OTHER VOICES
A flag pin that Barack Obama sometimes doesn't wear? Obama's neighbor, an English professor who was a member of the radical Weather Underground — 40 years ago? And again with Hillary Clinton's bogus Bosnia recollections and Obama's relationship with the Rev. Jeremiah Wright?
Those subjects dominated the first half of Wednesday's Democratic presidential debate on ABC News, a debate that was defined more by the moderators' questions than by the candidates' answers. Voters deserve better.
In fairness to ABC anchor Charles Gibson and correspondent George Stephanopoulos, the tempests they asked about have driven the campaign in the six weeks since the last debate.
And because Obama and Clinton don't differ much on most issues, electability has surfaced as the latest battleground. But that's no excuse for ABC's obsessive focus on gaffes and gotchas.
The inquisitors did eventually get around to more substantive subjects: Iraq, the economy, taxes and gas prices, guns, religion and bitterness in small-town America, Iran, Social Security and affirmative action. But most of that discussion tilled well-furrowed ground. There are subjects that would have provided fresher fodder.

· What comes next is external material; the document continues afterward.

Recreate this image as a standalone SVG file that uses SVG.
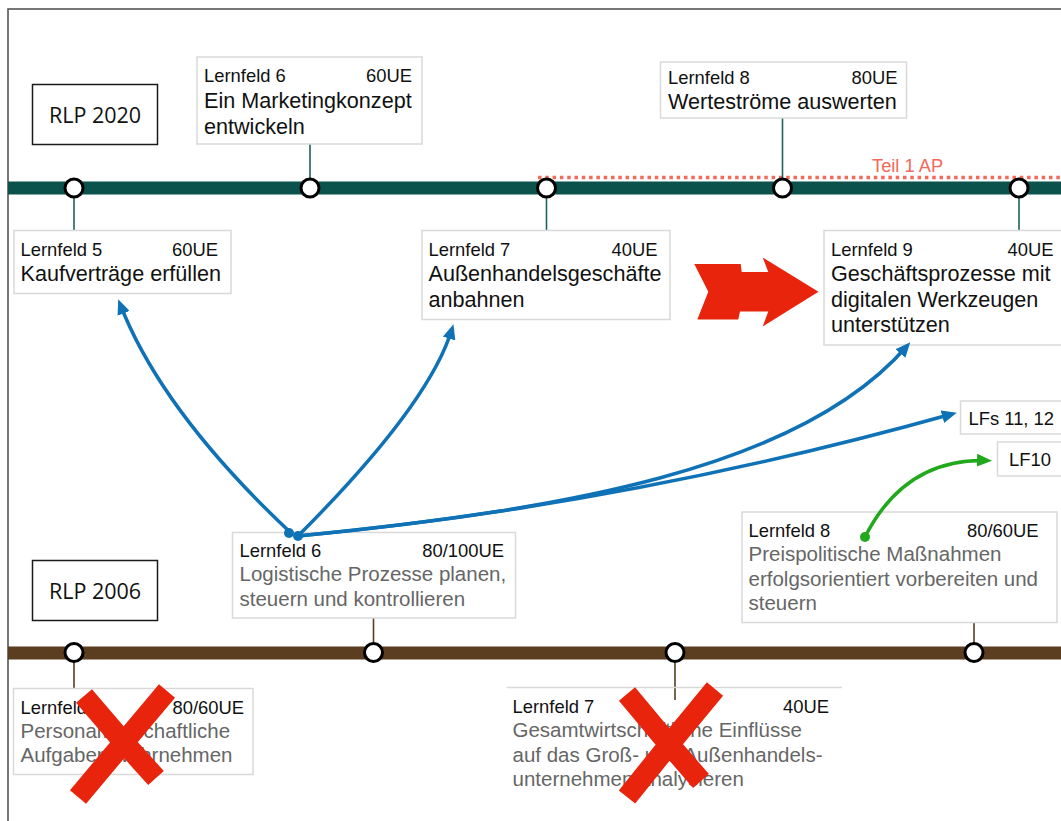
<svg xmlns="http://www.w3.org/2000/svg" width="1061" height="821" viewBox="0 0 1061 821">
<style>
.box{fill:#fff;stroke:#d9d9d9;stroke-width:1.5}
.rlp{fill:#fff;stroke:#1a1a1a;stroke-width:1.5}
.rlpt{font-family:"Open Sans","Noto Sans",sans-serif;font-size:21.5px;fill:#111;text-anchor:middle}
.h{font-family:"Liberation Sans",Arial,sans-serif;font-size:18.4px;fill:#111}
.e{text-anchor:end}
.b{font-family:"Liberation Sans",Arial,sans-serif;font-size:21.6px;fill:#111}
.g{font-family:"Liberation Sans",Arial,sans-serif;font-size:20.5px;fill:#666}
.tick{stroke:#1f625c;stroke-width:1.6;fill:none}
.tickb{stroke:#5b3d1f;stroke-width:1.6;fill:none}
.stop{fill:#fff;stroke:#000;stroke-width:3}
.blue{fill:none;stroke:#0f72b6;stroke-width:3.5}
.green{fill:none;stroke:#22a81c;stroke-width:3.5}
.x{stroke:#e8240d;stroke-width:21;stroke-linecap:butt;stroke-linejoin:round;fill:none}
</style>
<defs>
<marker id="ab" markerUnits="userSpaceOnUse" markerWidth="15" markerHeight="13" viewBox="0 0 15 13" refX="10" refY="6.5" orient="auto"><path d="M0,0 L15,6.5 L0,13 z" fill="#0f72b6"/></marker>
<marker id="ag" markerUnits="userSpaceOnUse" markerWidth="15" markerHeight="13" viewBox="0 0 15 13" refX="10" refY="6.5" orient="auto"><path d="M0,0 L15,6.5 L0,13 z" fill="#22a81c"/></marker>
</defs>
<rect x="0" y="0" width="1061" height="821" fill="#fff"/>
<rect x="8" y="9" width="1120" height="900" fill="none" stroke="#555" stroke-width="1.6"/>

<g id="timelines">
<line x1="8" y1="188" x2="1061" y2="188" stroke="#0b524c" stroke-width="13"/>
<line x1="538" y1="177.5" x2="1061" y2="177.5" stroke="#f26a5a" stroke-width="3.5" stroke-dasharray="3.5 3.8"/>
<text x="872" y="171.5" font-family="Liberation Sans, Arial, sans-serif" font-size="18.3" fill="#f26a5a">Teil 1 AP</text>
<line x1="8" y1="653" x2="1061" y2="653" stroke="#5b3d1f" stroke-width="13"/>
</g>

<g id="ticks">
<line class="tick" x1="310" y1="144" x2="310" y2="180"/>
<line class="tick" x1="74" y1="196" x2="74" y2="230"/>
<line class="tick" x1="546.5" y1="196" x2="546.5" y2="230"/>
<line class="tick" x1="782.5" y1="118" x2="782.5" y2="180"/>
<line class="tick" x1="1019" y1="196" x2="1019" y2="230"/>
<line class="tickb" x1="373.5" y1="618" x2="373.5" y2="645"/>
<line class="tickb" x1="74" y1="661" x2="74" y2="688"/>
<line class="tickb" x1="675" y1="661" x2="675" y2="700"/>
<line class="tickb" x1="974" y1="622" x2="974" y2="645"/>
</g>

<g id="stops">
<circle class="stop" cx="74" cy="188" r="9"/>
<circle class="stop" cx="310" cy="188" r="9"/>
<circle class="stop" cx="546.5" cy="188" r="9"/>
<circle class="stop" cx="782.5" cy="188" r="9"/>
<circle class="stop" cx="1019" cy="188" r="9"/>
<circle class="stop" cx="74" cy="652.5" r="9"/>
<circle class="stop" cx="373.5" cy="652.5" r="9"/>
<circle class="stop" cx="675" cy="652.5" r="9"/>
<circle class="stop" cx="974" cy="652.5" r="9"/>
</g>

<g id="rlp2020">
<rect class="rlp" x="32.5" y="84.5" width="125" height="60"/>
<text class="rlpt" x="95" y="123">RLP 2020</text>
</g>
<g id="rlp2006">
<rect class="rlp" x="32.5" y="560.5" width="125" height="60"/>
<text class="rlpt" x="95" y="599">RLP 2006</text>
</g>

<g id="lf6-new">
<rect class="box" x="197" y="57" width="225" height="87"/>
<text class="h" x="204" y="82">Lernfeld 6</text>
<text class="h e" x="412" y="82">60UE</text>
<text class="b" x="204" y="108">Ein Marketingkonzept</text>
<text class="b" x="204" y="133.5">entwickeln</text>
</g>

<g id="lf8-new">
<rect class="box" x="660.5" y="62" width="246" height="56"/>
<text class="h" x="668" y="84">Lernfeld 8</text>
<text class="h e" x="897.5" y="84">80UE</text>
<text class="b" x="668" y="108.5">Werteströme auswerten</text>
</g>

<g id="lf5-new">
<rect class="box" x="14" y="230.5" width="217" height="63"/>
<text class="h" x="20.5" y="256">Lernfeld 5</text>
<text class="h e" x="218" y="256">60UE</text>
<text class="b" x="20.5" y="281">Kaufverträge erfüllen</text>
</g>

<g id="lf7-new">
<rect class="box" x="422" y="230.5" width="248" height="89"/>
<text class="h" x="428.5" y="256">Lernfeld 7</text>
<text class="h e" x="657.5" y="256">40UE</text>
<text class="b" x="428.5" y="281">Außenhandelsgeschäfte</text>
<text class="b" x="428.5" y="306.5">anbahnen</text>
</g>

<g id="lf9-new">
<rect class="box" x="824" y="230.5" width="250" height="114.5"/>
<text class="h" x="831" y="256">Lernfeld 9</text>
<text class="h e" x="1053.5" y="256">40UE</text>
<text class="b" x="831" y="281">Geschäftsprozesse mit</text>
<text class="b" x="831" y="306.5">digitalen Werkzeugen</text>
<text class="b" x="831" y="332">unterstützen</text>
</g>

<g id="big-arrow">
<polygon points="694.3,264 740.7,264 741.7,272 768.3,272 762.7,257.5 818.5,291.7 762.7,326.5 768.3,311.5 740,311.5 738.3,319.5 697.3,319.5 708.3,291.7" fill="#e8240d"/>
</g>

<g id="lfs1112">
<rect class="box" x="960.5" y="401" width="110" height="33"/>
<text class="h" x="968.5" y="425">LFs 11, 12</text>
</g>
<g id="lf10">
<rect class="box" x="997.5" y="442" width="80" height="34"/>
<text class="h" x="1009" y="466">LF10</text>
</g>

<g id="lf6-old">
<rect class="box" x="232.5" y="532.5" width="283" height="85.5"/>
<text class="h" x="239.5" y="557">Lernfeld 6</text>
<text class="h e" x="504" y="557">80/100UE</text>
<text class="g" x="239.5" y="581">Logistische Prozesse planen,</text>
<text class="g" x="239.5" y="605.5">steuern und kontrollieren</text>
</g>

<g id="lf8-old">
<rect class="box" x="742" y="512" width="315" height="110.5"/>
<text class="h" x="748.5" y="537">Lernfeld 8</text>
<text class="h e" x="1038.5" y="537">80/60UE</text>
<text class="g" x="748.5" y="561">Preispolitische Maßnahmen</text>
<text class="g" x="748.5" y="585.5">erfolgsorientiert vorbereiten und</text>
<text class="g" x="748.5" y="610">steuern</text>
</g>

<g id="lf5-old">
<rect class="box" x="13.5" y="688.5" width="239.5" height="86"/>
<text class="h" x="20.5" y="713.5">Lernfeld 5</text>
<text class="h e" x="244" y="713.5">80/60UE</text>
<text class="g" x="20.5" y="737.5">Personalwirtschaftliche</text>
<text class="g" x="20.5" y="762">Aufgaben wahrnehmen</text>
<path class="x" d="M78,797 L104,766 L167,691 M84,696 L120,738 L156,778"/>
</g>

<g id="lf7-old">
<line x1="506.5" y1="687.5" x2="842" y2="687.5" stroke="#d9d9d9" stroke-width="1.5"/>
<text class="h" x="512.5" y="713">Lernfeld 7</text>
<text class="h e" x="829" y="713">40UE</text>
<text class="g" x="512.5" y="737">Gesamtwirtschaftliche Einflüsse</text>
<text class="g" x="512.5" y="761.5">auf das Groß- und Außenhandels-</text>
<text class="g" x="512.5" y="786">unternehmen analysieren</text>
<path class="x" d="M627,797 L668,746 L715,689 M627,694 L662,736 L701,781"/>
</g>

<g id="connectors">
<path class="blue" d="M291,533 Q162,412 120,304" marker-end="url(#ab)"/>
<path class="blue" d="M298,536 Q429,405 452,329" marker-end="url(#ab)"/>
<path class="blue" d="M298,536 C560,510 800,470 907,346" marker-end="url(#ab)"/>
<path class="blue" d="M298,536 Q627,505 952,414" marker-end="url(#ab)"/>
<circle cx="289" cy="533" r="5" fill="#0f72b6"/>
<circle cx="298" cy="536" r="5" fill="#0f72b6"/>
<path class="green" d="M865,537 Q905,458 987,460.5" marker-end="url(#ag)"/>
<circle cx="865" cy="537" r="5" fill="#22a81c"/>
</g>
</svg>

Why no question about the recent food riots around the world as the price of sustenance skyrockets? What about Wednesday's death penalty decision in which the Supreme Court ruled lethal injection constitutional? Or President George W. Bush telling Pope Benedict XVI that "here in America, you'll find a nation that welcomes the role of faith in the public square."
There was plenty to talk about. Too bad for voters that much of it didn't make the cut at ABC.